O mesmo jornal Valor Econômico que na edição de hoje publica uma pesquisa da XP Investimento sobre o governo Bolsonaro. Está lá: 

 46% da população espera um governo ótimo/bom até o fim do mandato. Já os pessimistas correspondem a 31% dos entrevistados. Há um mês, a expectativa positiva era de 43%, uma oscilação de três pontos percentuais – dentro da margem de erro.

 A proporção de entrevistados que esperam uma administração “ruim” ou “péssima” foi de 33% a 31% no período. No início do ano, a expectativa positiva para o mandato correspondia a 53% dos entrevistados, e 15% deles eram pessimistas.
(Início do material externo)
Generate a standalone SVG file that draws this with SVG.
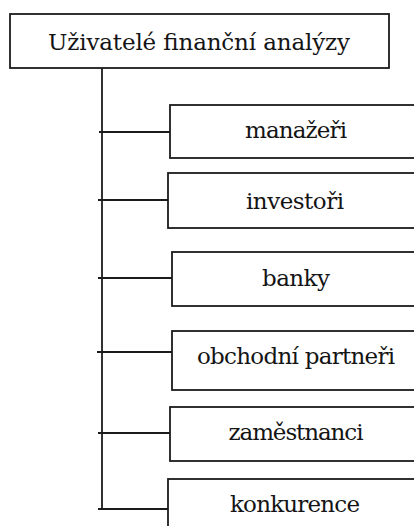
<svg xmlns="http://www.w3.org/2000/svg" width="414" height="526" viewBox="0 0 414 526">
  <style>
    .box { fill: #ffffff; stroke: #1b1b1b; stroke-width: 1.8; }
    .lbl { font-family: 'DejaVu Serif', 'Liberation Serif', serif; font-size: 23px; fill: #141414; text-anchor: middle; }
    .wire { fill: none; stroke: #1b1b1b; stroke-width: 1.8; }
  </style>
  <rect width="414" height="526" fill="#ffffff"/>

  <g id="connectors">
    <path class="wire" d="M102 68 V509"/>
    <path class="wire" d="M99 132 H170"/>
    <path class="wire" d="M98 200 H168"/>
    <path class="wire" d="M98 278 H172"/>
    <path class="wire" d="M97 352 H172"/>
    <path class="wire" d="M98 433 H170"/>
    <path class="wire" d="M98 509 H168"/>
  </g>

  <g id="root">
    <rect class="box" x="10" y="14" width="379" height="54"/>
    <text class="lbl" x="199" y="50" textLength="302" lengthAdjust="spacing">Uživatelé finanční analýzy</text>
  </g>

  <g id="manazeri">
    <rect class="box" x="170" y="105" width="252" height="53"/>
    <text class="lbl" x="296" y="138" textLength="102" lengthAdjust="spacing">manažeři</text>
  </g>

  <g id="investori">
    <rect class="box" x="168" y="173" width="254" height="55"/>
    <text class="lbl" x="295" y="209" textLength="98" lengthAdjust="spacing">investoři</text>
  </g>

  <g id="banky">
    <rect class="box" x="172" y="252" width="250" height="54"/>
    <text class="lbl" x="296" y="286" textLength="68" lengthAdjust="spacing">banky</text>
  </g>

  <g id="obchodni-partneri">
    <rect class="box" x="172" y="331" width="250" height="59"/>
    <text class="lbl" x="296" y="364" textLength="198" lengthAdjust="spacing">obchodní partneři</text>
  </g>

  <g id="zamestnanci">
    <rect class="box" x="170" y="407" width="252" height="54"/>
    <text class="lbl" x="296" y="440" textLength="135" lengthAdjust="spacing">zaměstnanci</text>
  </g>

  <g id="konkurence">
    <rect class="box" x="168" y="479" width="254" height="60"/>
    <text class="lbl" x="295" y="512" textLength="130" lengthAdjust="spacing">konkurence</text>
  </g>
</svg>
 O percentual de entrevistados que considera a administração “boa” ou “ótima” (agora a avaliação é do atual governo) foi de 30% para 33% em relação a setembro. Já a desaprovação a Bolsonaro oscilou de 41% a 38%, e a percentagem de entrevistados que consideram o governo “regular” se manteve em 27%.

 Entre julho e setembro, a proporção de quem considerava a administração de Bolsonaro “ruim” ou “péssima” foi de 35% a 41% na pesquisa, enquanto a aprovação caiu de 34% para 30%.

 A avaliação do Congresso, também medida pela pesquisa, oscilou no sentido contrário. A proporção de entrevistados que consideram o desempenho dos parlamentares “ruim” ou “péssima” foi de 39% para 42%, e a avaliação positiva foi de 16% para 14%.

Duvido que os três prefeitos das principais cidades do Brande ABC contariam com dados melhores que os de Bolsonaro. E que os Legislativos locais também superassem o Congresso. Estamos vivendo seguramente a pior crise política do País. E vamos patinar nas numeralhas porque já não é mais possível controlar a opinião pública como nos tempos da imprensa profissional mandachuvona.

Os prefeitos de Santo André, São Bernardo e São Caetano perderam uma ótima oportunidade de calarem-se.